Rebels are on a steep learning curve. Some are still ignorant of the legal foundations of Brexit. We noted one suggestion yesterday in favour of making a no-deal Brexit illegal, which is of course impossible as the UK cannot unilaterally alter Art. 50. Among a series of bad options, the best is probably legislation to force Johnson to extend Brexit. The FT writes that there are between 20 and 40 Tory MPs who are considering voting against the government. There are also some 10 or so Labour MPs in Brexit supporting constituencies who would vote against another extension. The numbers are tight.
There is a lot of arm-twisting going on in the background - coupled with the implicit threat that a vote in favour of anti-Brexit legislation would most likely trigger elections and the certain deselection of Tory rebels. Tories and Labour MPs are both aware that extension is not a popular option in the country. The April extension brought victory to Nigel Farage’s party in the European elections in May. If parliament votes in favour of a law to extend, it is possible that Johnson would then risk a pre-Brexit election, with the support of Corbyn. We think he will probably do at least as well as Theresa May did two years ago, but with MPs that are committed to his Brexit strategy.
The former justice secretary, David Gauke, argued the prorogation had shifted views among Tory MPs who were previously sitting on the fence. They might now support anti-Brexit legislation. What speaks against it is the simple fact that we are not yet in Brexit no-deal land. If the Commons can pass no deal legislation in a week, then surely they can do so after prorogation too.
We noted a comment by Stephen Kinnock, who is not optimistic that the rebels can win next week’s legislative gambit. Nor would Jeremy Corbyn or another figure command the majority of the Commons to form an alternative government, although this option will no doubt be attempted if legislation fails next week. This leaves the return of Theresa May’s old withdrawal bill as the best way to stop a no deal Brexit. Labour should offer to support for this bill.

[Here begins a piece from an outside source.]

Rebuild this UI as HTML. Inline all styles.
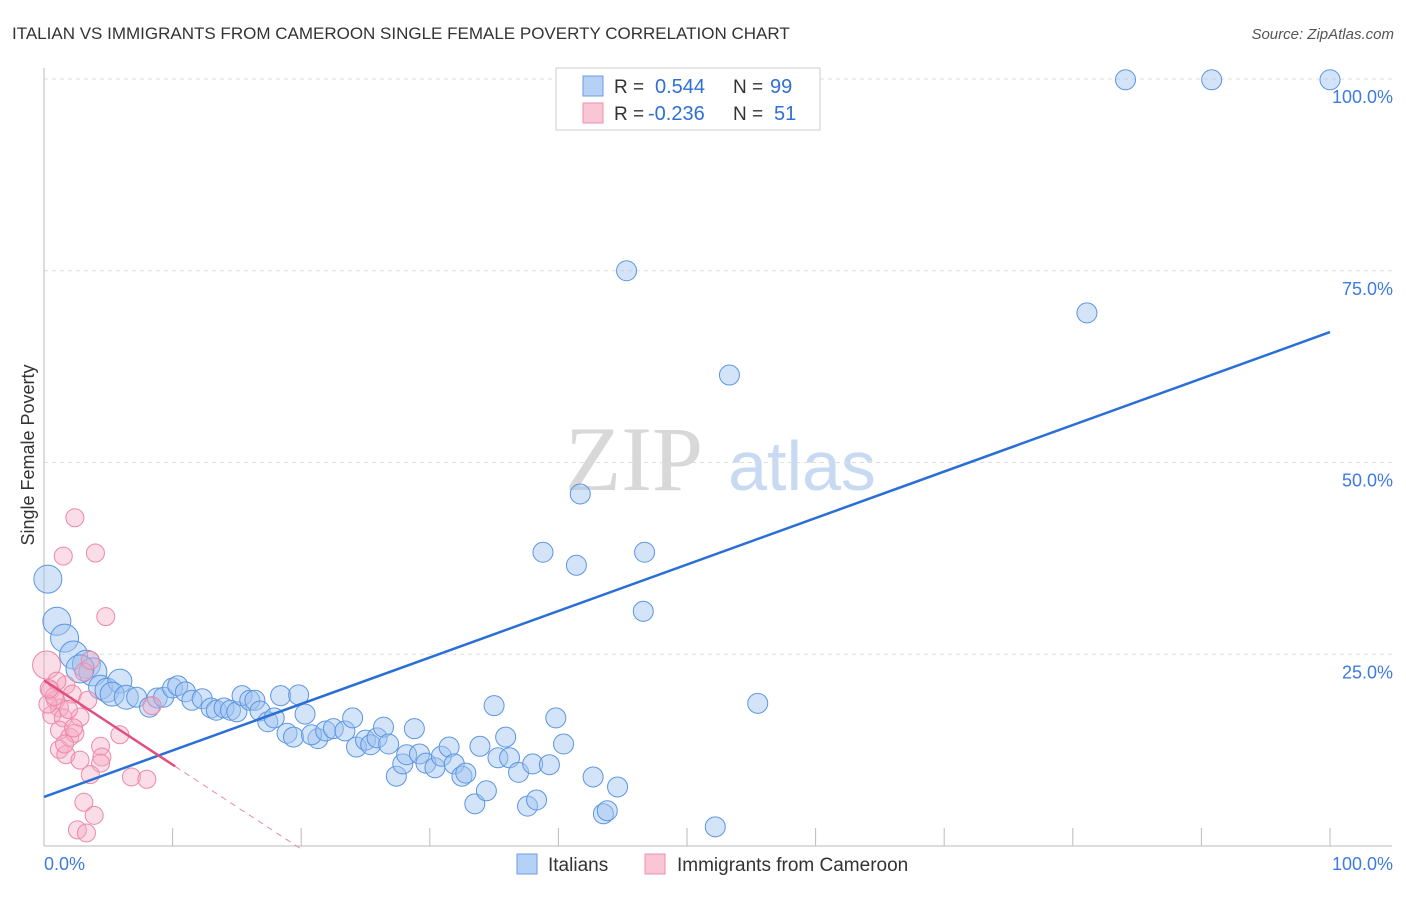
<!DOCTYPE html>
<html><head><meta charset="utf-8"><style>
body{margin:0;background:#fff;font-family:"Liberation Sans",sans-serif;}
svg text{font-family:"Liberation Sans",sans-serif;}
</style></head><body>
<svg width="1406" height="892" id="chart">
<text x="12" y="39" font-size="17" fill="#333">ITALIAN VS IMMIGRANTS FROM CAMEROON SINGLE FEMALE POVERTY CORRELATION CHART</text>
<text x="1394" y="39" font-size="15" fill="#555" font-style="italic" text-anchor="end">Source: ZipAtlas.com</text>
<text x="0" y="0" transform="translate(34,455) rotate(-90)" font-size="18" fill="#333" text-anchor="middle">Single Female Poverty</text>
<g>
<text x="634" y="490" font-size="92" fill="#d8d8d8" font-family="Liberation Serif" text-anchor="middle" style="font-family:'Liberation Serif',serif">ZIP</text>
<text x="802" y="490" font-size="70" fill="#c8daf2" text-anchor="middle">atlas</text>
</g>
<g id="grid"></g><g id="axes"></g><g id="marks"></g>
<g>
<rect x="556" y="68" width="264" height="62" fill="#fff" stroke="#ccc"/>
<rect x="583" y="76" width="20" height="20" fill="#b7d0f5" stroke="#6a9de6"/>
<text x="614" y="93" font-size="19" fill="#333">R = </text><text x="655" y="93" font-size="20" fill="#2f6fd6">0.544</text>
<text x="733" y="93" font-size="19" fill="#333">N = </text><text x="770" y="93" font-size="20" fill="#2f6fd6">99</text>
<rect x="583" y="103" width="20" height="20" fill="#f8c6d5" stroke="#ee8fae"/>
<text x="614" y="120" font-size="19" fill="#333">R = </text><text x="648" y="120" font-size="20" fill="#2f6fd6">-0.236</text>
<text x="733" y="120" font-size="19" fill="#333">N = </text><text x="774" y="120" font-size="20" fill="#2f6fd6">51</text>
</g>
<g>
<rect x="517" y="854" width="20" height="20" fill="#b7d0f5" stroke="#6a9de6"/>
<text x="548" y="871" font-size="19" fill="#333">Italians</text>
<rect x="645" y="854" width="20" height="20" fill="#f8c6d5" stroke="#ee8fae"/>
<text x="677" y="871" font-size="19" fill="#333">Immigrants from Cameroon</text>
</g>
</svg>
<script>
const blueX=[0.3,1.0,1.6,2.3,3.3,3.8,2.8,4.4,4.9,5.9,5.3,6.4,7.2,8.2,8.8,9.3,10,10.4,11,11.5,12.3,13,13.4,14,14.5,15,15.4,16,16.4,16.8,17.4,17.9,18.4,19.8,18.9,19.4,20.3,21.3,20.8,21.9,22.5,23.4,24,24.3,25,25.4,25.9,26.4,26.8,27.4,27.9,28.2,28.8,29.2,29.7,30.4,30.9,31.5,31.9,32.5,32.8,33.5,33.9,34.4,35,35.3,35.9,36.2,36.9,37.6,38,38.3,39.3,39.8,40.4,42.7,43.5,43.8,44.6,38.8,41.4,41.7,45.3,46.7,46.6,49.9,52.2,53.3,55.5,81.1,84.1,90.8,100];
const blueY=[34.8,29.3,27.1,24.9,23.7,22.7,23.1,20.7,20.3,21.5,19.8,19.4,19.4,18.1,19.3,19.4,20.6,20.9,20.1,19.0,19.2,18.0,17.7,18,17.7,17.5,19.6,19,19,17.6,16.2,16.7,19.6,19.7,14.7,14.2,17.2,14,14.5,15,15.3,15,16.7,12.9,13.8,13.2,14.1,15.5,13.3,9.1,10.7,11.9,15.3,12,10.8,10.2,11.7,12.9,10.7,9.1,9.5,5.5,13,7.2,18.3,11.5,14.2,11.5,9.6,5.2,10.7,6,10.6,16.7,13.3,9,4.2,4.6,7.7,38.3,36.6,45.9,75,38.3,30.6,99.9,2.5,61.4,18.6,69.5,99.9,99.9,99.9];
const pinkX=[0.2,0.5,0.9,1.2,0.6,1.5,1.2,2.0,2.4,2.8,1.7,2.2,3.1,3.6,3.4,1.5,2.4,4.0,4.8,1.2,1.7,1.6,4.4,4.5,4.4,5.9,3.6,6.8,8.0,3.1,3.9,2.6,3.3,2.8,2.3,8.4,0.3,0.8,1.0,1.9,0.4];
const pinkY=[23.6,20.3,19,18,17.1,16.7,15.1,14.2,14.7,16.8,21,19.8,22.7,24.2,19,37.8,42.8,38.2,29.9,12.6,11.9,13.3,13,11.6,10.8,14.5,9.3,9,8.7,5.7,4,2.1,1.7,11.2,15.4,18.3,18.5,19.5,21.5,17.8,20.5];
const blueLine=[6.4,67.0];   // y at x=0 and x=100
const pinkLine=[21.6,-1.1];  // intercept, slope
const yTicks=[25,50,75,100];
const xTickVals=[0,10,20,30,40,50,60,70,80,90,100];
const X=v=>44+v*12.86, Y=v=>846-v*7.67;
const NS="http://www.w3.org/2000/svg";
function mk(t,a,p){const e=document.createElementNS(NS,t);for(const k in a)e.setAttribute(k,a[k]);p.appendChild(e);return e;}
const grid=document.getElementById('grid'),axes=document.getElementById('axes'),marks=document.getElementById('marks');
yTicks.forEach(v=>{
 const l=mk('line',{x1:44,x2:1392,y1:Y(v),y2:Y(v),stroke:'#ddd','stroke-dasharray':'4,4'},grid);
 
 
 const t=mk('text',{x:1393,y:Y(v)+24,'font-size':18,fill:'#3d7be0','text-anchor':'end'},axes);
 t.textContent=v.toFixed(1)+'%';
 
 
});
mk('line',{x1:44,x2:44,y1:68,y2:846,stroke:'#bbb'},axes);
const bl=mk('line',{x1:44,x2:1392,y1:846,y2:846,stroke:'#bbb'},axes);


xTickVals.forEach(v=>{
 const t=mk('line',{x1:X(v),x2:X(v),y1:828,y2:846,stroke:'#bbb'},axes);
 
 
});
const x0=mk('text',{x:44,y:870,'font-size':18,fill:'#3d7be0'},axes);x0.textContent='0.0%';


const x1=mk('text',{x:1393,y:870,'font-size':18,fill:'#3d7be0','text-anchor':'end'},axes);x1.textContent='100.0%';


blueX.forEach((x,i)=>{
 const r=i<7?14:i<12?12:10;
 const c=mk('circle',{cx:X(x),cy:Y(blueY[i]),r:r,fill:'rgba(160,195,240,0.45)',stroke:'#5b95e3','stroke-width':1},marks);
 
 
});
pinkX.forEach((x,i)=>{
 const c=mk('circle',{cx:X(x),cy:Y(pinkY[i]),r:i===0?14:9,fill:'rgba(245,170,195,0.4)',stroke:'#ec88a8','stroke-width':1},marks);
 
 
});
const tl=mk('line',{x1:X(0),y1:Y(blueLine[0]),x2:X(100),y2:Y(blueLine[1]),stroke:'#2a6fd6','stroke-width':2.5},marks);


const pe=10.2, pd=20;
const ps=mk('line',{x1:X(0),y1:Y(pinkLine[0]),x2:X(pe),y2:Y(pinkLine[0]+pinkLine[1]*pe),stroke:'#e0507e','stroke-width':2.5},marks);


const pdl=mk('line',{x1:X(pe),y1:Y(pinkLine[0]+pinkLine[1]*pe),x2:X(pd),y2:Y(pinkLine[0]+pinkLine[1]*pd),stroke:'#e88aa8','stroke-width':1,'stroke-dasharray':'6,5'},marks);


</script>
</body></html>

Simon Jenkins agrees with this judgement in the Guardian. We also agree that the old withdrawal agreement bill remains a good platform for a compromise.
Jenkins also makes an observation that will surely baffle non-Brits. He quotes a former supreme court justice saying that Johnson’s use of prorogation was unconstitutional but not unlawful - a category that does not exist in countries where the constitution is part of codified law. The rebels have launched a legal challenge against revocation in a Scottish court. Depending on the decision, the issue may go all the way to the Supreme Court.
The Remainers’ biggest weakness is a lack of an overall strategy that extends beyond the narrow confines of the House of Commons and its ancient rules. The single biggest misunderstanding in the Brexit process relates to the nature of Art. 50, which is EU law, not UK law. We were reminded of this once again yesterday when we saw an article in Prospect magazine, which compared the five-week prorogation to Hitler’s Reichstag fire. Apart from the fact that it is never a good idea to make casual Hitler comparisons, the comparison reveals a lot about the author’s exaggerated views on the role of the parliament. Art. 50 gives parliaments two specific rights: ratify a withdrawal deal or revoke. Prorogation will not restrict the parliament’s ability to do either of those things. The problem is that the UK parliament has turned the possibility of Brexit extension, outlined in Art. 50, into a unilateral national procedure. When you point this out to them, one hears that the EU would surely extend because it does not want to be blamed for a hard Brexit. We are sure that this is true in all scenarios.
Johnson could frustrate even a watertight extension bill by threatening to become a rogue member of the European Council, vetoing every decision that is put in front of him. If push comes to shove, the European Council is more likely to side with Johnson against the parliament, than vice versa, unless they have the confidence that the parliament can produce an alternative PM. This is why the rebels really need a new prime minister in place by end-October. Legislation to extend only works if there is at least some collusion from Number 10, as was the case with May.